====== DATA EXCERPTS ======
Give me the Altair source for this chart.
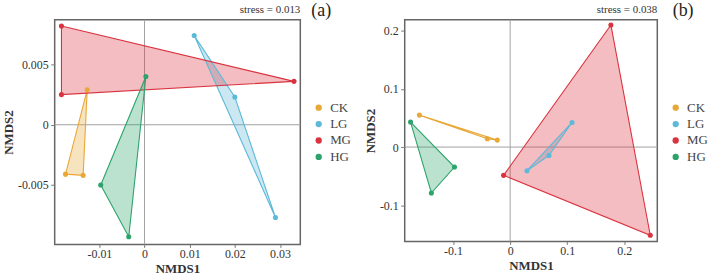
import altair as alt
import pandas as pd

groups = ["CK", "LG", "MG", "HG"]
palette = ["#E8A838", "#5DB9D8", "#D9333F", "#2BA36B"]

# NMDS site scores, three samples per treatment
sample_group = ["CK"] * 3 + ["LG"] * 3 + ["MG"] * 3 + ["HG"] * 3

a_x = [-0.0127, -0.0175, -0.0136,
       0.0110, 0.0200, 0.0290,
       -0.0184, -0.0184, 0.0331,
       0.0003, -0.0097, -0.0035]
a_y = [0.0029, -0.0041, -0.0042,
       0.0074, 0.0023, -0.0077,
       0.0082, 0.0025, 0.0036,
       0.0040, -0.0050, -0.0093]

b_x = [-0.1590, -0.0400, -0.0225,
       0.1085, 0.0680, 0.0295,
       0.1765, 0.2455, -0.0115,
       -0.1745, -0.0975, -0.1380]
b_y = [0.0549, 0.0143, 0.0120,
       0.0423, -0.0143, -0.0406,
       0.2098, -0.1515, -0.0486,
       0.0429, -0.0343, -0.0789]

a_xticks = [-0.01, 0, 0.01, 0.02, 0.03]
a_yticks = [-0.005, 0, 0.005]
b_xticks = [-0.1, 0, 0.1, 0.2]
b_yticks = [-0.1, 0, 0.1, 0.2]

FONT = "Liberation Serif"
LABEL_EXPR = "datum.value < 0 ? '-' + format(-datum.value, '~g') : format(datum.value, '~g')"


def hull_frame(xs, ys):
    """Vertices of each group's triangle, closed by repeating the first one."""
    rows = []
    for g in groups:
        idx = [i for i, s in enumerate(sample_group) if s == g]
        for k, i in enumerate(idx + idx[:1]):
            rows.append({"group": g, "x": xs[i], "y": ys[i], "ord": k})
    return pd.DataFrame(rows)


def panel(xs, ys, xdom, ydom, xticks, yticks, stress, tag, w, h, tag_x):
    pts = pd.DataFrame({"group": sample_group, "x": xs, "y": ys})
    hull = hull_frame(xs, ys)

    color = alt.Color(
        "group:N",
        scale=alt.Scale(domain=groups, range=palette),
        legend=alt.Legend(
            title=None, orient="none", legendX=w + 12, legendY=82,
            labelFont=FONT, labelFontSize=13, labelColor="#444",
            symbolType="circle", symbolSize=40, symbolStrokeWidth=0,
            rowPadding=2.5, labelOffset=5, padding=0,
        ),
    )
    axis_style = dict(
        grid=False, domain=False, labelFont=FONT, titleFont=FONT,
        labelFontSize=12, titleFontSize=13, labelColor="#333", titleColor="#333",
        tickColor="#777", tickWidth=1, titleFontWeight="bold",
        labelExpr=LABEL_EXPR,
    )
    xenc = alt.X(
        "x:Q", scale=alt.Scale(domain=xdom, nice=False, zero=False),
        axis=alt.Axis(values=xticks, title="NMDS1", tickSize=3, labelPadding=1.5,
                      titlePadding=3, **axis_style),
    )
    yenc = alt.Y(
        "y:Q", scale=alt.Scale(domain=ydom, nice=False, zero=False),
        axis=alt.Axis(values=yticks, title="NMDS2", tickSize=4, labelPadding=2.5,
                      titlePadding=2, **axis_style),
    )

    zero = pd.DataFrame({"v": [0]})
    vline = alt.Chart(zero).mark_rule(color="#a0a0a0", strokeWidth=1).encode(x="v:Q")
    hline = alt.Chart(zero).mark_rule(color="#a0a0a0", strokeWidth=1).encode(y="v:Q")

    fill = alt.Chart(hull).mark_line(filled=True, fillOpacity=0.32, interpolate="linear").encode(
        x=xenc, y=yenc, color=color, order="ord:Q", detail="group:N")
    edge = alt.Chart(hull).mark_line(strokeWidth=1.1, interpolate="linear").encode(
        x="x:Q", y="y:Q", color=alt.Color("group:N", legend=None), order="ord:Q", detail="group:N")
    dots = alt.Chart(pts).mark_circle(size=26, opacity=1).encode(
        x="x:Q", y="y:Q", color=alt.Color("group:N", legend=None))

    stress_txt = alt.Chart(pd.DataFrame({"t": [stress]})).mark_text(
        font=FONT, fontSize=11, color="#333", align="right", baseline="alphabetic"
    ).encode(text="t:N", x=alt.value(w), y=alt.value(-7))
    tag_txt = alt.Chart(pd.DataFrame({"t": [tag]})).mark_text(
        font=FONT, fontSize=18, color="#222", align="center", baseline="alphabetic"
    ).encode(text="t:N", x=alt.value(tag_x), y=alt.value(-4))

    return alt.layer(vline, hline, fill, edge, dots, stress_txt, tag_txt).properties(
        width=w, height=h)


pa = panel(a_x, a_y, [-0.0199, 0.0345], [-0.00993, 0.00872], a_xticks, a_yticks,
           "stress = 0.013", "(a)", 247, 226, 268)
pb = panel(b_x, b_y, [-0.1847, 0.2578], [-0.1621, 0.2189], b_xticks, b_yticks,
           "stress = 0.038", "(b)", 254, 223, 280)

chart = alt.hconcat(pa, pb, spacing=11).resolve_scale(color="independent").resolve_legend(
    color="independent"
).properties(
    padding={"left": 1, "top": 0, "right": 0, "bottom": 0},
    background="white",
).configure_view(
    stroke="#666666", strokeWidth=1.5
)

chart.save("out.html", embed_options={"renderer": "svg", "actions": False})
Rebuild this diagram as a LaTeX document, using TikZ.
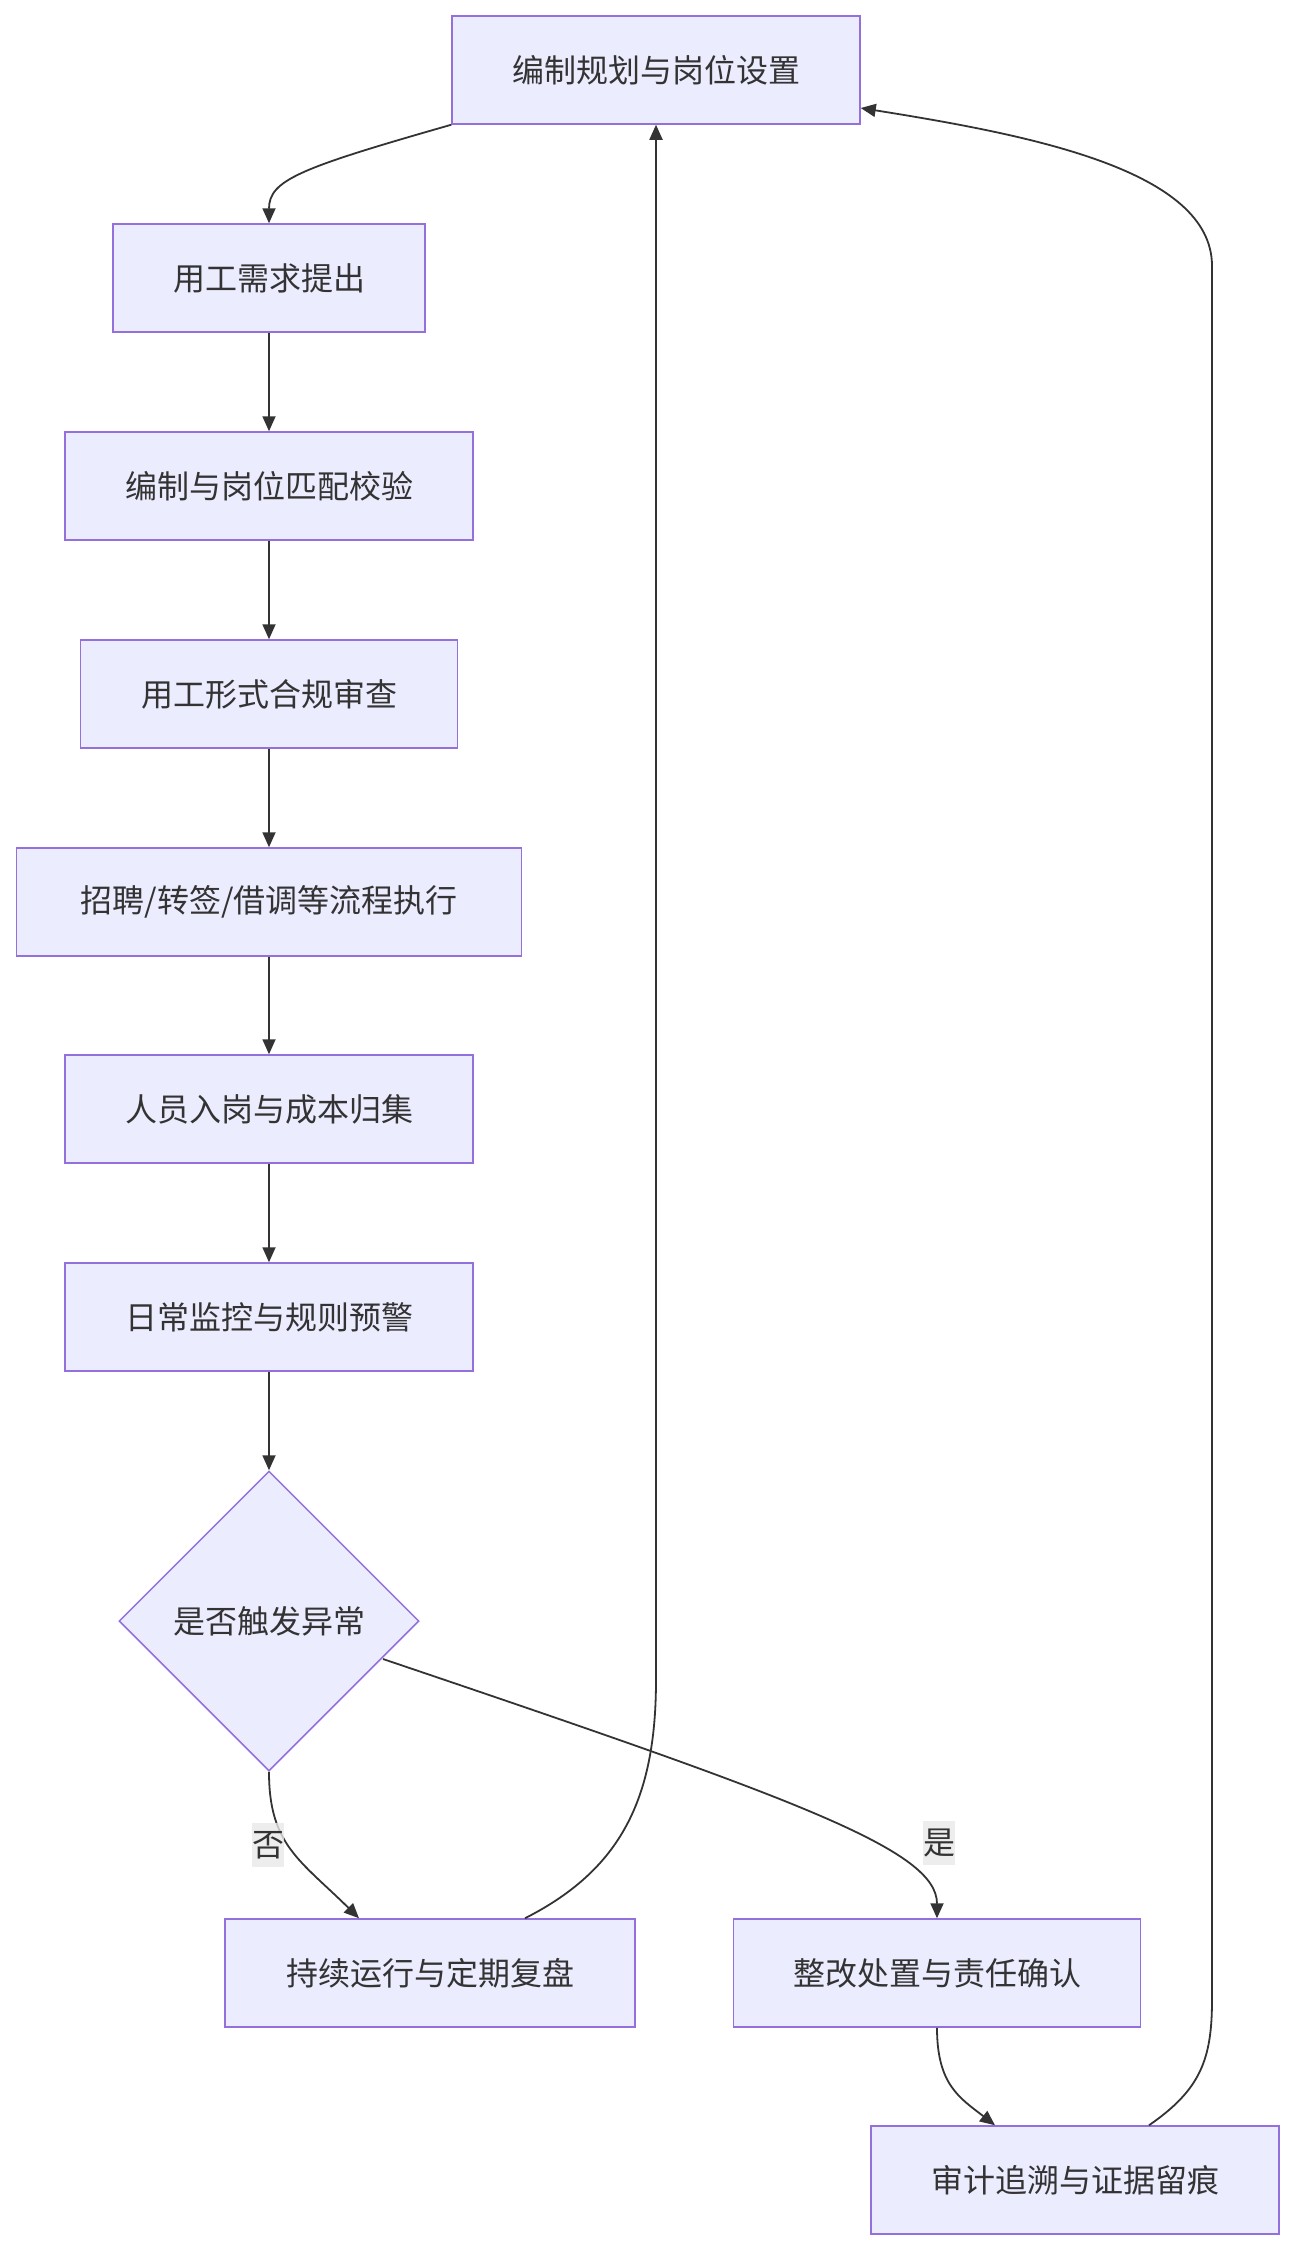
\documentclass[tikz,border=0pt]{standalone}
\usepackage{fontspec}
\setmainfont{Noto Sans CJK SC}
\usetikzlibrary{shapes.geometric,arrows.meta}
\definecolor{boxfill}{HTML}{ECECFF}
\definecolor{boxline}{HTML}{9370DB}
\definecolor{ink}{HTML}{333333}
\definecolor{lblbg}{HTML}{E8E8E8}
\begin{document}
\begin{tikzpicture}[x=1pt,y=-1pt,
 txt/.style={text=ink,font=\fontsize{32}{38}\selectfont},
 box/.style={txt,draw=boxline,fill=boxfill,line width=1.5pt,minimum height=108pt,inner sep=0pt},
 dec/.style={txt,diamond,aspect=1,draw=boxline,fill=boxfill,line width=1.5pt,minimum width=300pt,minimum height=300pt,inner sep=0pt},
 edge/.style={draw=ink,line width=1.8pt,-{Triangle[length=15pt,width=13pt]}},
 lbl/.style={txt,fill=lblbg,fill opacity=0.8,text opacity=1,inner sep=0pt,minimum height=44pt}]
\useasboundingbox (0,0) rectangle (1295,2252);
\node[box,minimum width=408pt] (b1) at (656,70) {编制规划与岗位设置};
\node[box,minimum width=312pt] (b2) at (269,278) {用工需求提出};
\node[box,minimum width=408pt] (b3) at (269,486) {编制与岗位匹配校验};
\node[box,minimum width=377pt] (b4) at (269,694) {用工形式合规审查};
\node[box,minimum width=505pt] (b5) at (269,902) {招聘/转签/借调等流程执行};
\node[box,minimum width=408pt] (b6) at (269,1109) {人员入岗与成本归集};
\node[box,minimum width=408pt] (b7) at (269,1317) {日常监控与规则预警};
\node[dec] (d) at (269,1621) {是否触发异常};
\node[box,minimum width=410pt] (b8) at (430,1973) {持续运行与定期复盘};
\node[box,minimum width=407pt] (b9) at (937,1973) {整改处置与责任确认};
\node[box,minimum width=408pt] (b10) at (1075,2180) {审计追溯与证据留痕};

\draw[edge] (b1.south west) .. controls (300,168) and (269,180) .. (b2.north);
\draw[edge] (b2) -- (b3);
\draw[edge] (b3) -- (b4);
\draw[edge] (b4) -- (b5);
\draw[edge] (b5) -- (b6);
\draw[edge] (b6) -- (b7);
\draw[edge] (b7) -- (d);
\draw[edge] (d.south) .. controls (269,1845) and (300,1860) .. ([xshift=-71pt]b8.north);
\draw[edge] ([xshift=114pt,yshift=-38pt]d.center) .. controls (800,1800) and (937,1850) .. (b9.north);
\draw[edge] (b9.south) .. controls (937,2085) and (960,2098) .. ([xshift=-80pt]b10.north);
\draw[edge] ([xshift=74pt]b10.north) .. controls (1200,2090) and (1212,2060) .. (1212,2000) -- (1212,266) .. controls (1212,170) and (1030,135) .. ([yshift=-38pt]b1.east);
\draw[edge] ([xshift=95pt]b8.north) .. controls (620,1870) and (656,1800) .. (656,1680) -- (b1.south);

\node[lbl] (l1) at (268,1845) {否};
\node[lbl] (l2) at (939,1843) {是};
\end{tikzpicture}
\end{document}
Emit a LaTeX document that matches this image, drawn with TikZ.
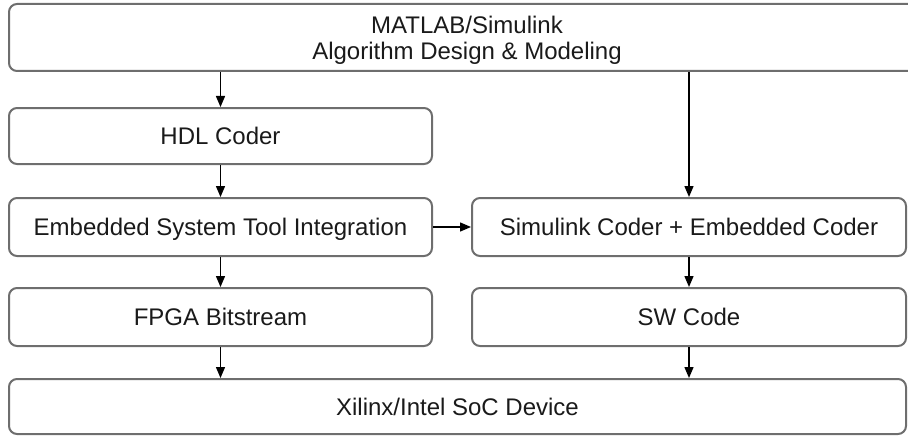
======
Return only the lines from the start of the data through the line that contains "0.0040, -0.0050, -0.0093]", please, copying them exactly and omitting all pictures.

Give me the Altair source for this chart.
import altair as alt
import pandas as pd

groups = ["CK", "LG", "MG", "HG"]
palette = ["#E8A838", "#5DB9D8", "#D9333F", "#2BA36B"]

# NMDS site scores, three samples per treatment
sample_group = ["CK"] * 3 + ["LG"] * 3 + ["MG"] * 3 + ["HG"] * 3

a_x = [-0.0127, -0.0175, -0.0136,
       0.0110, 0.0200, 0.0290,
       -0.0184, -0.0184, 0.0331,
       0.0003, -0.0097, -0.0035]
a_y = [0.0029, -0.0041, -0.0042,
       0.0074, 0.0023, -0.0077,
       0.0082, 0.0025, 0.0036,
       0.0040, -0.0050, -0.0093]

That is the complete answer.